_What is expected_
Quote the listing below in full and exactly as written, but omit every picture.

_Material provided_
------------------------------------

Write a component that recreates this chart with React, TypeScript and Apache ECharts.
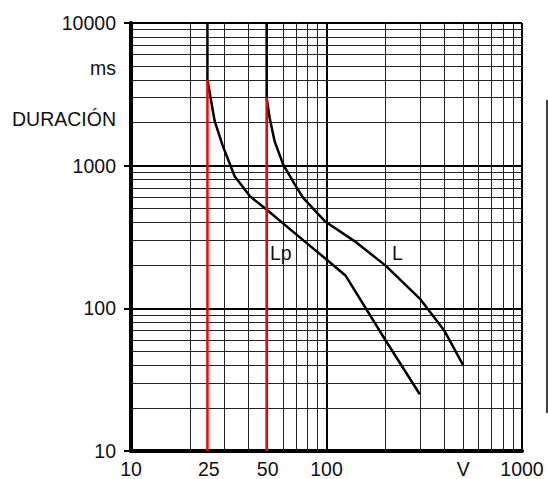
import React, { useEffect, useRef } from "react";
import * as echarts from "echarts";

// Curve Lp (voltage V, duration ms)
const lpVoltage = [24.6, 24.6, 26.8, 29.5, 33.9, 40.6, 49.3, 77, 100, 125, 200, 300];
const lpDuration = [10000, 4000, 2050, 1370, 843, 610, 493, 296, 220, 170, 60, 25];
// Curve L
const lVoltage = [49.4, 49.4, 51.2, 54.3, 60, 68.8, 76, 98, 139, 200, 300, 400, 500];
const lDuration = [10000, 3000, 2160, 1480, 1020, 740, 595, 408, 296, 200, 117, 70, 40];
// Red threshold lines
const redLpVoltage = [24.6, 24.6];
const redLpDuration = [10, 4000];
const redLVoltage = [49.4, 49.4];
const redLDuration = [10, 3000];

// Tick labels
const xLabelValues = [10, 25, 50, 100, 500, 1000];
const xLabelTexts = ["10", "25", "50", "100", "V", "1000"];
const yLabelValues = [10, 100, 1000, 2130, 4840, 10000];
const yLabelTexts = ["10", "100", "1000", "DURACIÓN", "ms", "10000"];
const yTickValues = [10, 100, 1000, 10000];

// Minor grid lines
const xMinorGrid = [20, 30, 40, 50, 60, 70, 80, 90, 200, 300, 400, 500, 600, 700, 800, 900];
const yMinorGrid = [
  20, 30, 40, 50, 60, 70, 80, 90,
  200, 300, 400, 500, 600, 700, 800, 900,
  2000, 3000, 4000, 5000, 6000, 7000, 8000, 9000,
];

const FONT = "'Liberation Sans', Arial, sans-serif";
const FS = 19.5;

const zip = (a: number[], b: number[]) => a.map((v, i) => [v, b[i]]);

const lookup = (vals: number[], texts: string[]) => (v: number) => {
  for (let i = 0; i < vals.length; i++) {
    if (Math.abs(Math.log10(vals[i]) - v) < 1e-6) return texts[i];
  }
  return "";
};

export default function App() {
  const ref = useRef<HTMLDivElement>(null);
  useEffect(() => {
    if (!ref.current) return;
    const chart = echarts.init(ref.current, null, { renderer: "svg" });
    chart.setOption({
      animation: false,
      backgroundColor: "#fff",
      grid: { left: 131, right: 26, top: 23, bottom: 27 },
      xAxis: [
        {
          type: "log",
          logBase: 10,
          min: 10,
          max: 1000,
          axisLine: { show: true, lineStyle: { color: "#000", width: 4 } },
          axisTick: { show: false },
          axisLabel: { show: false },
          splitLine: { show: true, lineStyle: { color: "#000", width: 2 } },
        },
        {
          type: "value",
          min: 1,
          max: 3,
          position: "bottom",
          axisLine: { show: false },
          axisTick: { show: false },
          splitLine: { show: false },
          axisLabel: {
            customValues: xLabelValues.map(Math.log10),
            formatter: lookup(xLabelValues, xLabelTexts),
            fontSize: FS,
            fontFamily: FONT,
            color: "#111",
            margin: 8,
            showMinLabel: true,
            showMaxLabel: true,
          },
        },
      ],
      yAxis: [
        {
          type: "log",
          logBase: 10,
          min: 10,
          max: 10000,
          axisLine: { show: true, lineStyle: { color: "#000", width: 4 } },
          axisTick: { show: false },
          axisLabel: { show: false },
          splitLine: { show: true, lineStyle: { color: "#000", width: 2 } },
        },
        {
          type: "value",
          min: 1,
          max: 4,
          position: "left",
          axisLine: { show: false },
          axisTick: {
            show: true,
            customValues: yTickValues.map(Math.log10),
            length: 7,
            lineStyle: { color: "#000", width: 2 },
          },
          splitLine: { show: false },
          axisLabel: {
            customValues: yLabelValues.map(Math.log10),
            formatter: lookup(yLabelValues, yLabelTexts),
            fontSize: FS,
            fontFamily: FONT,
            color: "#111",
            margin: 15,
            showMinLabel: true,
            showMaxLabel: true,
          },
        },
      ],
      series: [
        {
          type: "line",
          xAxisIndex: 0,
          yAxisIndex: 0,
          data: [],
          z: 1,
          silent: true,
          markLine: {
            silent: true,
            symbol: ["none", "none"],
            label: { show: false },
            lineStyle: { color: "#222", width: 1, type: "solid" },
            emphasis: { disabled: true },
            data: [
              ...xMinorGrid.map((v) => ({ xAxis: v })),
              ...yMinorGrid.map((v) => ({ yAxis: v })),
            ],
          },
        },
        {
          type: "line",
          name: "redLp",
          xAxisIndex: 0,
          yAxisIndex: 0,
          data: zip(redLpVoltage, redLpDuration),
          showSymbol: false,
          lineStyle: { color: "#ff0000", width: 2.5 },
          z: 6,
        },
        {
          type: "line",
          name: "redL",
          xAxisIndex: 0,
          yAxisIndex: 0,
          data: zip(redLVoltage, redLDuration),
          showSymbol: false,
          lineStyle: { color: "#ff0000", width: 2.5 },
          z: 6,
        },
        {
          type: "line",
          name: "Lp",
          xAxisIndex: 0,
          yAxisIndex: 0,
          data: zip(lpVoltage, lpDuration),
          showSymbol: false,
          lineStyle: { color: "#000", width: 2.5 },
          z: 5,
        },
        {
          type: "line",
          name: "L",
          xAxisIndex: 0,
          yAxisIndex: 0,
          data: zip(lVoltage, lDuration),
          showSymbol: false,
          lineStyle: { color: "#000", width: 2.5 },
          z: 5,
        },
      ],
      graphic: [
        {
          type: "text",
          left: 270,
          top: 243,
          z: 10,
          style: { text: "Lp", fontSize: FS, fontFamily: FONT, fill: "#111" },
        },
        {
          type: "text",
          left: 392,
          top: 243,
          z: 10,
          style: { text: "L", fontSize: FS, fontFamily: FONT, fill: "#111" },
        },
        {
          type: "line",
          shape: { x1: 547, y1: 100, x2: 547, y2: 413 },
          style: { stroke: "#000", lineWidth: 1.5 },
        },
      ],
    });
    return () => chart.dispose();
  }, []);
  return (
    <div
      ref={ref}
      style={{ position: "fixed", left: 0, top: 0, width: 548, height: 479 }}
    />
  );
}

------------------------------------

_Solved problem_
Write a component that recreates this chart with React, TypeScript and Apache ECharts.
import React, { useEffect, useRef } from "react";
import * as echarts from "echarts";

// Curve Lp (voltage V, duration ms)
const lpVoltage = [24.6, 24.6, 26.8, 29.5, 33.9, 40.6, 49.3, 77, 100, 125, 200, 300];
const lpDuration = [10000, 4000, 2050, 1370, 843, 610, 493, 296, 220, 170, 60, 25];
// Curve L
const lVoltage = [49.4, 49.4, 51.2, 54.3, 60, 68.8, 76, 98, 139, 200, 300, 400, 500];
const lDuration = [10000, 3000, 2160, 1480, 1020, 740, 595, 408, 296, 200, 117, 70, 40];
// Red threshold lines
const redLpVoltage = [24.6, 24.6];
const redLpDuration = [10, 4000];
const redLVoltage = [49.4, 49.4];
const redLDuration = [10, 3000];

// Tick labels
const xLabelValues = [10, 25, 50, 100, 500, 1000];
const xLabelTexts = ["10", "25", "50", "100", "V", "1000"];
const yLabelValues = [10, 100, 1000, 2130, 4840, 10000];
const yLabelTexts = ["10", "100", "1000", "DURACIÓN", "ms", "10000"];
const yTickValues = [10, 100, 1000, 10000];

// Minor grid lines
const xMinorGrid = [20, 30, 40, 50, 60, 70, 80, 90, 200, 300, 400, 500, 600, 700, 800, 900];
const yMinorGrid = [
  20, 30, 40, 50, 60, 70, 80, 90,
  200, 300, 400, 500, 600, 700, 800, 900,
  2000, 3000, 4000, 5000, 6000, 7000, 8000, 9000,
];

const FONT = "'Liberation Sans', Arial, sans-serif";
const FS = 19.5;

const zip = (a: number[], b: number[]) => a.map((v, i) => [v, b[i]]);

const lookup = (vals: number[], texts: string[]) => (v: number) => {
  for (let i = 0; i < vals.length; i++) {
    if (Math.abs(Math.log10(vals[i]) - v) < 1e-6) return texts[i];
  }
  return "";
};

export default function App() {
  const ref = useRef<HTMLDivElement>(null);
  useEffect(() => {
    if (!ref.current) return;
    const chart = echarts.init(ref.current, null, { renderer: "svg" });
    chart.setOption({
      animation: false,
      backgroundColor: "#fff",
      grid: { left: 131, right: 26, top: 23, bottom: 27 },
      xAxis: [
        {
          type: "log",
          logBase: 10,
          min: 10,
          max: 1000,
          axisLine: { show: true, lineStyle: { color: "#000", width: 4 } },
          axisTick: { show: false },
          axisLabel: { show: false },
          splitLine: { show: true, lineStyle: { color: "#000", width: 2 } },
        },
        {
          type: "value",
          min: 1,
          max: 3,
          position: "bottom",
          axisLine: { show: false },
          axisTick: { show: false },
          splitLine: { show: false },
          axisLabel: {
            customValues: xLabelValues.map(Math.log10),
            formatter: lookup(xLabelValues, xLabelTexts),
            fontSize: FS,
            fontFamily: FONT,
            color: "#111",
            margin: 8,
            showMinLabel: true,
            showMaxLabel: true,
          },
        },
      ],
      yAxis: [
        {
          type: "log",
          logBase: 10,
          min: 10,
          max: 10000,
          axisLine: { show: true, lineStyle: { color: "#000", width: 4 } },
          axisTick: { show: false },
          axisLabel: { show: false },
          splitLine: { show: true, lineStyle: { color: "#000", width: 2 } },
        },
        {
          type: "value",
          min: 1,
          max: 4,
          position: "left",
          axisLine: { show: false },
          axisTick: {
            show: true,
            customValues: yTickValues.map(Math.log10),
            length: 7,
            lineStyle: { color: "#000", width: 2 },
          },
          splitLine: { show: false },
          axisLabel: {
            customValues: yLabelValues.map(Math.log10),
            formatter: lookup(yLabelValues, yLabelTexts),
            fontSize: FS,
            fontFamily: FONT,
            color: "#111",
            margin: 15,
            showMinLabel: true,
            showMaxLabel: true,
          },
        },
      ],
      series: [
        {
          type: "line",
          xAxisIndex: 0,
          yAxisIndex: 0,
          data: [],
          z: 1,
          silent: true,
          markLine: {
            silent: true,
            symbol: ["none", "none"],
            label: { show: false },
            lineStyle: { color: "#222", width: 1, type: "solid" },
            emphasis: { disabled: true },
            data: [
              ...xMinorGrid.map((v) => ({ xAxis: v })),
              ...yMinorGrid.map((v) => ({ yAxis: v })),
            ],
          },
        },
        {
          type: "line",
          name: "redLp",
          xAxisIndex: 0,
          yAxisIndex: 0,
          data: zip(redLpVoltage, redLpDuration),
          showSymbol: false,
          lineStyle: { color: "#ff0000", width: 2.5 },
          z: 6,
        },
        {
          type: "line",
          name: "redL",
          xAxisIndex: 0,
          yAxisIndex: 0,
          data: zip(redLVoltage, redLDuration),
          showSymbol: false,
          lineStyle: { color: "#ff0000", width: 2.5 },
          z: 6,
        },
        {
          type: "line",
          name: "Lp",
          xAxisIndex: 0,
          yAxisIndex: 0,
          data: zip(lpVoltage, lpDuration),
          showSymbol: false,
          lineStyle: { color: "#000", width: 2.5 },
          z: 5,
        },
        {
          type: "line",
          name: "L",
          xAxisIndex: 0,
          yAxisIndex: 0,
          data: zip(lVoltage, lDuration),
          showSymbol: false,
          lineStyle: { color: "#000", width: 2.5 },
          z: 5,
        },
      ],
      graphic: [
        {
          type: "text",
          left: 270,
          top: 243,
          z: 10,
          style: { text: "Lp", fontSize: FS, fontFamily: FONT, fill: "#111" },
        },
        {
          type: "text",
          left: 392,
          top: 243,
          z: 10,
          style: { text: "L", fontSize: FS, fontFamily: FONT, fill: "#111" },
        },
        {
          type: "line",
          shape: { x1: 547, y1: 100, x2: 547, y2: 413 },
          style: { stroke: "#000", lineWidth: 1.5 },
        },
      ],
    });
    return () => chart.dispose();
  }, []);
  return (
    <div
      ref={ref}
      style={{ position: "fixed", left: 0, top: 0, width: 548, height: 479 }}
    />
  );
}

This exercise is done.